Sunday 17 May 2020

Recipe: Tandoori Lamb Tikka

I tried this for the first time and it was well received in my home.  I wanted to make it with roasted veg, but didn’t get time, so made it alone.

1kg lamb chunks, with or without bone.
For the marinade:
4 tablespoons yoghurt
Juice of one lemon
2 tablespoons of olive oil
1 heaped teaspoon garlic paste
1 level teaspoon ginger paste
1 teaspoon garam masala powder
half teaspoon cumin powder
half teaspoon coriander powder
1 teaspoon chilli powder
1 and a half teaspoon of salt

Mix all of the ingredients well and then use to marinade the lamb, making sure everything is well coated.
You can either make leave for 4-6 hours as I did or make the day before and leave overnight for the best flavour.

Cover with foil and cook for about 45 minutes until lamb is tender and cooked through.
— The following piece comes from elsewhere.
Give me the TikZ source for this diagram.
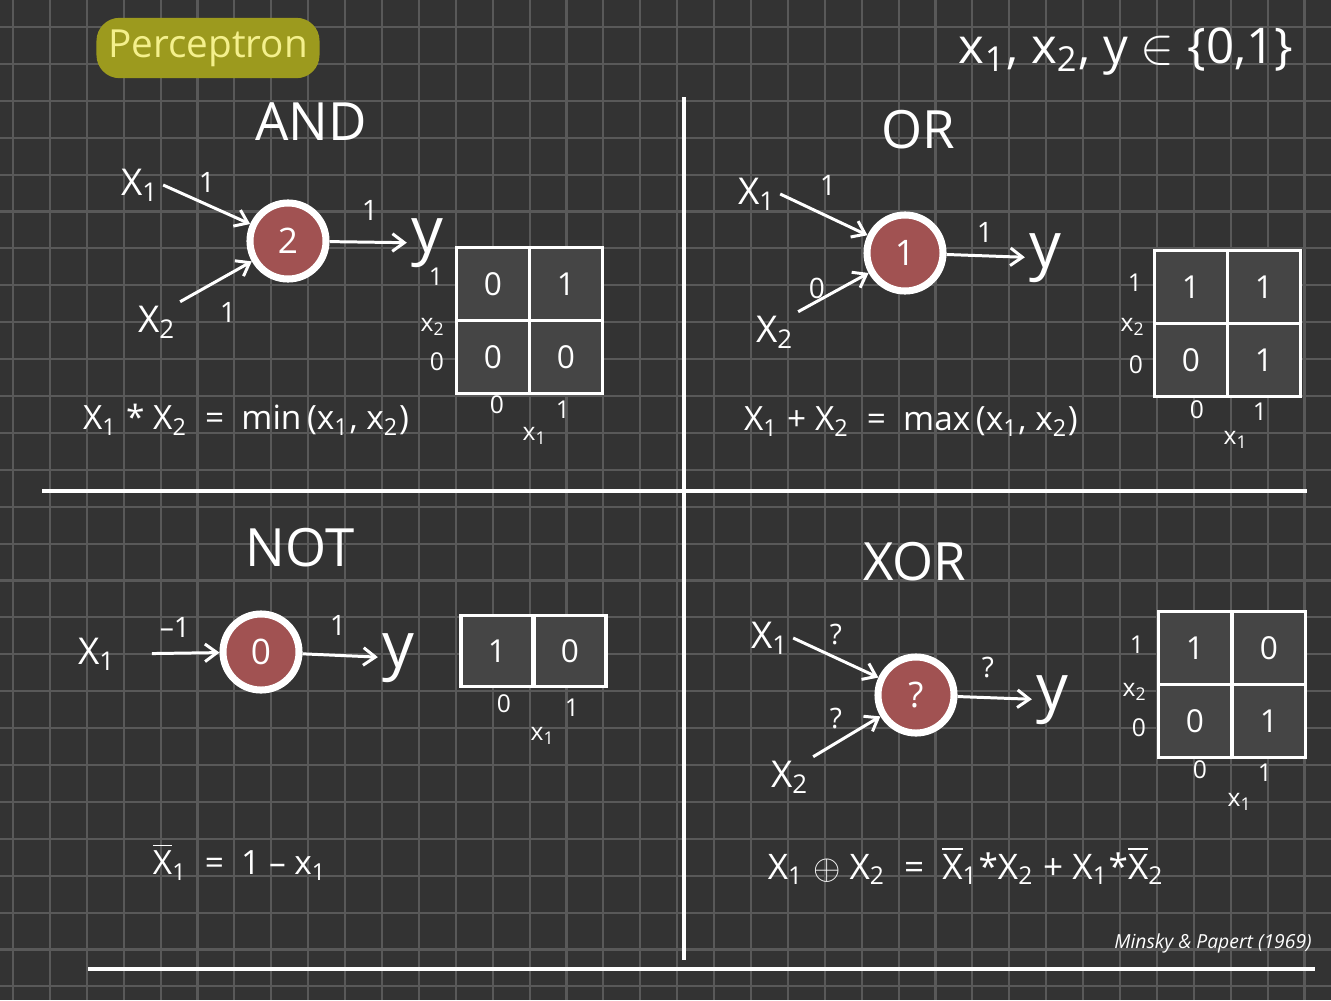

Then pour our any excess juices/released water leaving about two tablespoons behind in the cooking tray.
Remove the foil and cook for a further 10 minutes in the oven, or till lamb starts to brown nicely.

I always think that lamb on the bone has so much flavour, but in this case I think this dish is nice with boneless cubes. My local butchers are selling lamb £10 with bone and £20 without the bone, so with bone it is. We just happen to be in the season where the really tender lamb comes through, so the meat we got was really nice.

My pic below isn’t great, but everyone in my household gave this dish the thumbs up. We had this with naan, potato salad and dips.